Twins with cerebral palsy make a living on WeChat

Twins with cerebral palsy make a living on WeChat
From right: Tian Lulu, Tian Xiaolu and their mother at their home in Dandong.
PHOTO: China Daily/Asia News Network

Tian Xiaolu will lay for hours at a time atop the only bed in her home, concentrating hard as she struggles to type on a tablet computer using just the tip of her nose.

The 25-year-old is communicating with customers as part of one of the WeChat businesses she runs with her twin sister, Tian Lulu.

Both sisters have cerebral palsy, a debilitating disorder that severely restricts their movement and ability to speak.

They were born in 1991 in Dandong, Liaoning province, to parents who cannot hear or speak, making eldest sister Tian Lulu the only one in the family who is able to communicate verbally.

"Although we are disabled, we don't want to be useless. We want to make a living by ourselves," she said.

For many years, the family were reliant on the father's meager salary to put food on the table.

As they were growing up, the children learned sign language with their mother.

Eventually, Tian Lulu, who only has the use of two of her fingers, knew enough to teach herself Chinese characters.

Then, several years ago, the family was given a computer that Xiaolu used to find a part-time typing job online.

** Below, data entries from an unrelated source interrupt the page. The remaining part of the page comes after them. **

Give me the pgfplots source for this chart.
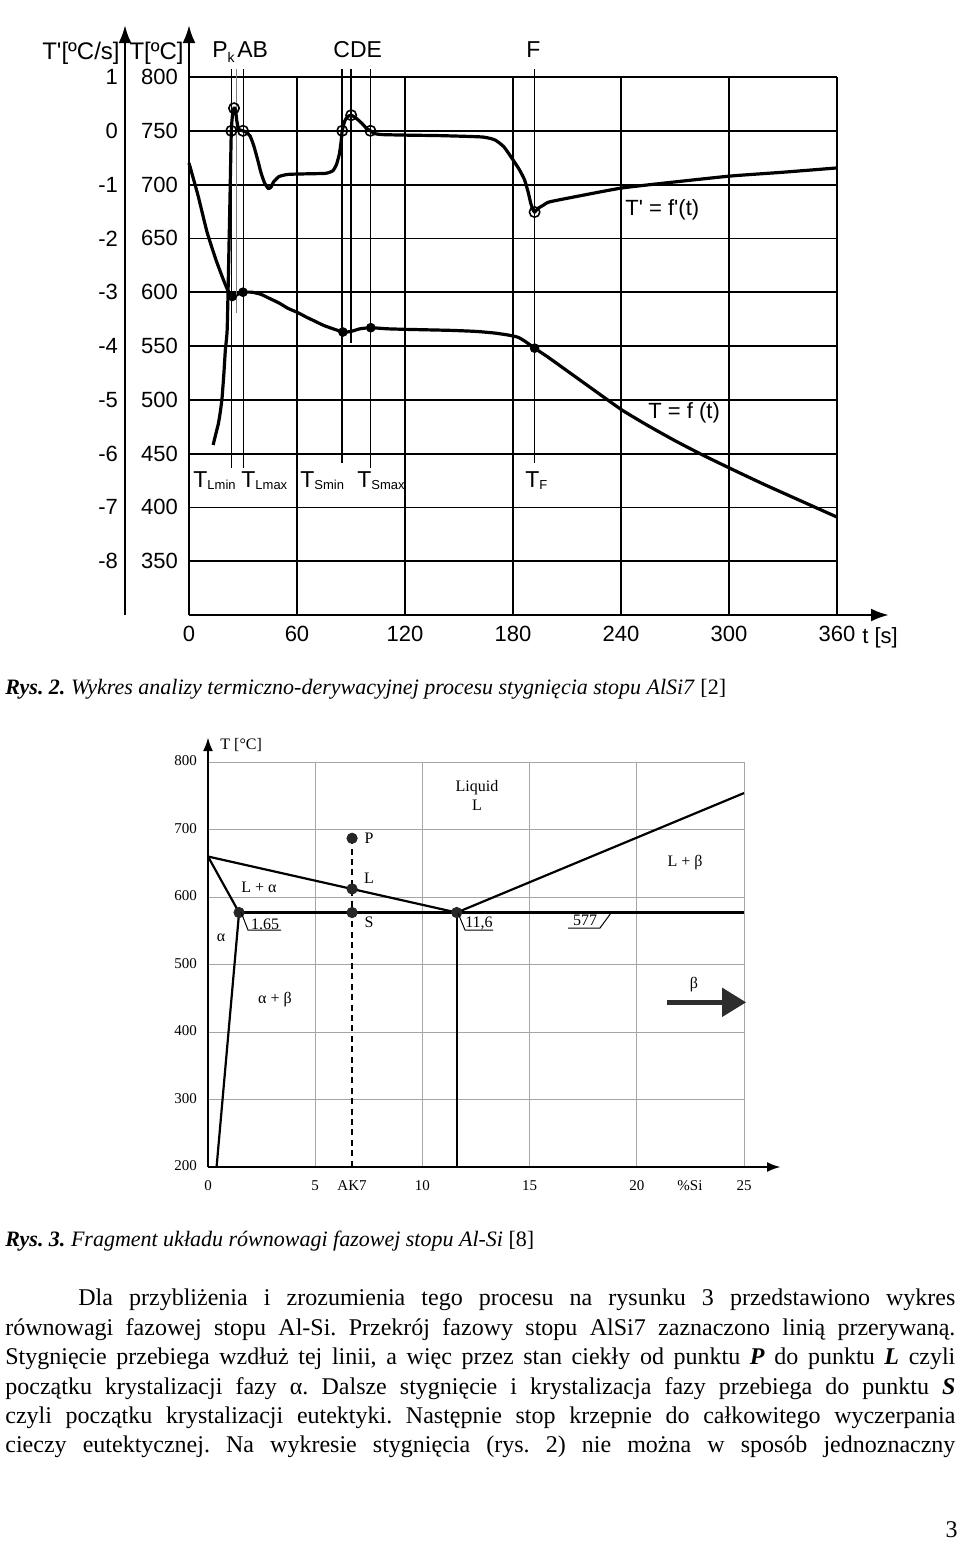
\documentclass[border=0pt]{standalone}
\usepackage{fontspec}
\setmainfont{Liberation Serif}
\newfontfamily\arial{Liberation Sans}
\usepackage{pgfplots}
\pgfplotsset{compat=1.18}
\usetikzlibrary{arrows.meta}
\frenchspacing
\begin{document}
\begin{tikzpicture}
\path[use as bounding box] (0,0) rectangle (480pt,-771pt);

% ================= Chart 1: T = f(t) =================
\begin{axis}[
  at={(94.5pt,-307.5pt)}, anchor=south west,
  scale only axis, width=324pt, height=269pt,
  xmin=0, xmax=360, ymin=300, ymax=800,
  axis lines=left, clip=false,
  xtick={0,60,...,360}, ytick={350,400,...,800},
  grid=major, major grid style={black, line width=0.9pt},
  major tick length=0pt,
  axis line style={line width=1.4pt},
  x axis line style={-{Latex[length=9pt,width=6.5pt]}, shorten >=-26pt},
  y axis line style={-{Latex[length=9pt,width=6.5pt]}, shorten >=-26pt},
  tick label style={font=\arial\fontsize{11}{13}\selectfont},
  yticklabel style={xshift=-2pt},
  xticklabel style={yshift=-2pt},
  /pgf/number format/assume math mode=true,
]
\addplot[line width=1.6pt, smooth, tension=0.3] coordinates {
(0,720) (5,690) (10,656) (15,630) (19,612) (21.5,602) (23,598)
(24,596) (26,597) (28,599) (30,600) (35,600) (40,598) (45,594) (50,590) (55,585)
(60.5,581) (65,577) (70,573) (75,569) (80,566) (85.5,563) (88,563) (91,564) (95,566)
(101,567) (110,566) (120,565.5) (146,564.5) (160,563.5) (170,562) (178,560) (183,558)
(187,554) (192,548) (200,539) (210,527) (220,515) (230,503) (241,490) (255,476)
(270,462) (285,449) (301,436) (320,421) (340,406) (360,391)};
\addplot[only marks, mark=*, mark size=2.2pt] coordinates {
(24,596) (30,600) (85.5,563) (101,567) (192,548)};
% marker lines
\addplot[line width=0.8pt] coordinates {(23.5,807) (23.5,437)};
\addplot[line width=0.4pt, gray] coordinates {(26.3,807) (26.3,581)};
\addplot[line width=0.8pt] coordinates {(30.2,807) (30.2,437)};
\addplot[line width=0.8pt] coordinates {(85.1,807) (85.1,441)};
\addplot[line width=0.8pt] coordinates {(90.1,807) (90.1,553)};
\addplot[line width=0.8pt] coordinates {(100.8,807) (100.8,437)};
\addplot[line width=0.8pt] coordinates {(192,807) (192,441)};
\end{axis}

% ================= Chart 1: T' axis =================
\begin{axis}[
  at={(62.5pt,-307.5pt)}, anchor=south west,
  scale only axis, width=356pt, height=269pt,
  xmin=-35.5556, xmax=360, ymin=-9, ymax=1,
  axis y line=left, hide x axis, clip=false,
  ytick={-8,-7,...,1},
  major tick length=0pt,
  y axis line style={line width=1.4pt, -{Latex[length=9pt,width=6.5pt]}, shorten >=-26pt},
  tick label style={font=\arial\fontsize{11}{13}\selectfont},
  /pgf/number format/assume math mode=true,
]
\addplot[line width=1.6pt, smooth, tension=0.3] coordinates {
(13.4,-5.84) (15,-5.62) (16.4,-5.43) (17.5,-5.2) (18.4,-4.95) (19.4,-4.5) (20.2,-4.07)
(21.2,-3.7) (22,-2.5) (22.8,-1.2) (23.5,0) (24.2,0.3) (25,0.42) (25.8,0.4) (26.5,0.2)
(27.5,0.03) (30,0) (32,-0.03) (34,-0.1) (36,-0.28) (38,-0.52) (40,-0.78) (42,-0.97)
(44,-1.07) (45.5,-1.05) (47,-0.95) (50,-0.85) (55,-0.81) (65,-0.8) (76,-0.79) (80,-0.74)
(82,-0.62) (83.6,-0.42) (84.5,-0.2) (85.1,0) (86.5,0.18) (88,0.26) (90.1,0.29) (93,0.23)
(96,0.14) (98.5,0.05) (100.8,0) (103,-0.05) (107,-0.07) (120,-0.08) (140,-0.09)
(163,-0.115) (170,-0.17) (175,-0.3) (180,-0.54) (183.5,-0.72) (186.4,-0.91) (188.5,-1.15)
(189.8,-1.34) (191,-1.46) (192,-1.51) (194,-1.44) (197,-1.38) (200.4,-1.32) (220,-1.19)
(241,-1.06) (270,-0.95) (301,-0.84) (330,-0.77) (360,-0.69)};
\addplot[only marks, mark=o, mark size=2.6pt, mark options={line width=0.8pt}] coordinates {
(23.5,0) (25,0.42) (30,0) (85.1,0) (90.1,0.29) (100.8,0) (192,-1.51)};
\end{axis}

% ================= Chart 2: Al-Si phase diagram =================
\begin{axis}[
  at={(104pt,-583.5pt)}, anchor=south west,
  scale only axis, width=268pt, height=202.5pt,
  xmin=0, xmax=25, ymin=200, ymax=800,
  axis lines=left, clip=false,
  xtick={0,5,...,25}, ytick={200,300,...,800},
  extra x ticks={6.72,22.48}, extra x tick labels={AK7,\%Si},
  extra x tick style={grid=none},
  grid=major, major grid style={gray!70, line width=0.5pt},
  major tick length=0pt,
  axis line style={line width=1.3pt},
  x axis line style={-{Latex[length=7pt,width=5pt]}, shorten >=-18.5pt},
  y axis line style={-{Latex[length=7pt,width=5pt]}, shorten >=-12.5pt},
  tick label style={font=\fontsize{7.5}{9}\selectfont},
  typeset ticklabels with strut,
  yticklabel style={xshift=-2pt},
  xticklabel style={yshift=-2pt},
  /pgf/number format/assume math mode=true,
]
\addplot[line width=1.1pt] coordinates {(0,660) (11.6,577) (25,754)};
\addplot[line width=1.1pt] coordinates {(0,660) (1.45,577) (0.4,200)};
\addplot[line width=1.1pt] coordinates {(1.45,577) (25,577)};
\addplot[line width=1.1pt] coordinates {(11.6,577) (11.6,200)};
\addplot[line width=1.1pt, dash pattern=on 3pt off 2.2pt] coordinates {(6.72,687) (6.72,200)};
\addplot[only marks, mark=*, mark size=2.6pt, color=gray!30!black] coordinates {
(1.45,577) (6.72,687) (6.72,612) (6.72,577) (11.6,577)};
\draw[line width=2.4pt, gray!35!black, -{Triangle[length=12pt,width=14pt]}] (axis cs:21.4,444) -- (axis cs:25.1,444);
\end{axis}

\begin{scope}[x=0.5pt,y=-0.5pt]
% chart 1 labels
\node[anchor=east, inner sep=0, font=\arial\fontsize{12}{14}\selectfont] at (120,53) {T'[ºC/s]};
\node[anchor=east, inner sep=0, font=\arial\fontsize{12}{14}\selectfont] at (184,53) {T[ºC]};
\node[anchor=base west, inner sep=0, font=\arial\fontsize{11.5}{13}\selectfont] at (212,57) {P\raisebox{-0.45ex}{\fontsize{7}{7}\selectfont k}};
\node[anchor=base west, inner sep=0, font=\arial\fontsize{11.5}{13}\selectfont] at (237,57) {AB};
\node[anchor=base west, inner sep=0, font=\arial\fontsize{11.5}{13}\selectfont] at (333,57) {CDE};
\node[anchor=base west, inner sep=0, font=\arial\fontsize{11.5}{13}\selectfont] at (526,57) {F};
\node[anchor=west, inner sep=0, font=\arial\fontsize{11}{13}\selectfont] at (625,210) {T' = f'(t)};
\node[anchor=west, inner sep=0, font=\arial\fontsize{11}{13}\selectfont] at (648,413) {T = f (t)};
\foreach \xx/\ss in {193/Lmin,241/Lmax,300/Smin,357/Smax,525/F}{
  \node[anchor=base west, inner sep=0, font=\arial\fontsize{11.5}{13}\selectfont] at (\xx,487) {T\raisebox{-0.2ex}{\fontsize{6.5}{7}\selectfont\ss}};
}
\node[anchor=base west, inner sep=0, font=\arial\fontsize{11}{13}\selectfont] at (862,643) {t [s]};

% caption 1
\node[anchor=base west, inner sep=0] at (5,694) {\fontsize{11}{13}\selectfont\textbf{\textit{Rys. 2.}} \textit{Wykres analizy termiczno-derywacyjnej procesu stygnięcia stopu AlSi7} [2]};

% chart 2 labels
\begin{scope}[every node/.style={inner sep=0, font=\fontsize{8}{9.5}\selectfont}]
\node[anchor=west] at (220,745) {T [°C]};
\node at (477,788) {Liquid};
\node at (477,805) {L};
\node at (369,838) {P};
\node at (369,878) {L};
\node at (369,922) {S};
\node at (259,887) {L + α};
\node at (221,938) {α};
\node at (265,924) {1.65};
\node at (479,923) {11,6};
\node at (585,920) {577};
\node at (685,863) {L + β};
\node at (694,985) {β};
\node at (275,1000) {α + β};
\end{scope}
\draw[line width=0.5pt] (241,912) -- (248,930) -- (281,930);
\draw[line width=0.5pt] (458,913) -- (465,930) -- (493,930);
\draw[line width=0.5pt] (568,928) -- (600,928) -- (611,913);

% caption 2
\node[anchor=base west, inner sep=0] at (5,1246) {\fontsize{11}{13}\selectfont\textbf{\textit{Rys. 3.}} \textit{Fragment układu równowagi fazowej stopu Al-Si} [8]};

% body text
\begin{scope}[every node/.style={anchor=base west, inner sep=0, font=\fontsize{12}{14.75}\selectfont}]
\node at (78,1305) {\makebox[438.5pt][s]{Dla przybliżenia i zrozumienia tego procesu na rysunku 3 przedstawiono wykres}};
\node at (5,1335) {\makebox[475pt][s]{równowagi fazowej stopu Al-Si. Przekrój fazowy stopu AlSi7 zaznaczono linią przerywaną.}};
\node at (5,1364) {\makebox[475pt][s]{Stygnięcie przebiega wzdłuż tej linii, a więc przez stan ciekły od punktu \textbf{\textit{P}} do punktu \textbf{\textit{L}} czyli}};
\node at (5,1394) {\makebox[475pt][s]{początku krystalizacji fazy α. Dalsze stygnięcie i krystalizacja fazy przebiega do punktu \textbf{\textit{S}}}};
\node at (5,1423) {\makebox[475pt][s]{czyli początku krystalizacji eutektyki. Następnie stop krzepnie do całkowitego wyczerpania}};
\node at (5,1452) {\makebox[475pt][s]{cieczy eutektycznej. Na wykresie stygnięcia (rys. 2) nie można w sposób jednoznaczny}};
\end{scope}
\node[anchor=base east, inner sep=0, font=\fontsize{12}{14}\selectfont] at (958,1537) {3};
\end{scope}
\end{tikzpicture}
\end{document}
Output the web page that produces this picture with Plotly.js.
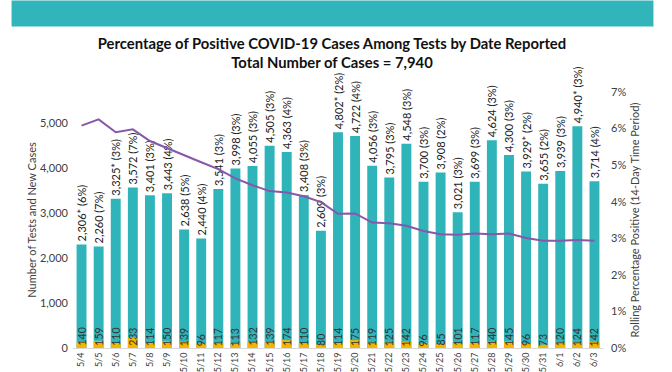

"Although the salary was only 200 yuan (S$42) per month, I was really excited about it because I was earning the money by myself," she said.

The happiness was short-lived, however, as her father died of stomach cancer last December. "It was like the sky had fallen down," said Xiaolu, adding that the reality of the situation allowed no room for sadness to sink in.

The family had no income, so she decided to shoulder the responsibility and began selling dried fruit and snacks on her WeChat account in January 2016. It went smoothly at first, because it was Spring Festival and people across China were stocking up for the holiday season.

She earned 50 yuan in the first two days, but her business collapsed after the festival and there were no more orders for months.

However, with the help of local volunteers, Xiaolu changed her business strategy and began to sell sanitary pads, which fetch a higher price than produce.

Due to the difficulties she has typing, her business is still lackluster, yet she persists in her endeavour.

"I have more friends on WeChat now. I have gained much love from them. They always support me and give me a hand. I cannot give up," she said.

The younger sister, Tian Lulu, also wants to contribute, but as she is unable to speak clearly, she practices typing with her nose every day so that she can run another online business selling soap.

She only works for two hours a day, because her elder sister is worried that any longer might tire her out.

Yet despite all their difficulties, the family adamantly refuses handouts.

"It's not easy to earn money for everyone. We have the minimum living allowance. The local government helps us a lot, so please don't donate." Lulu said.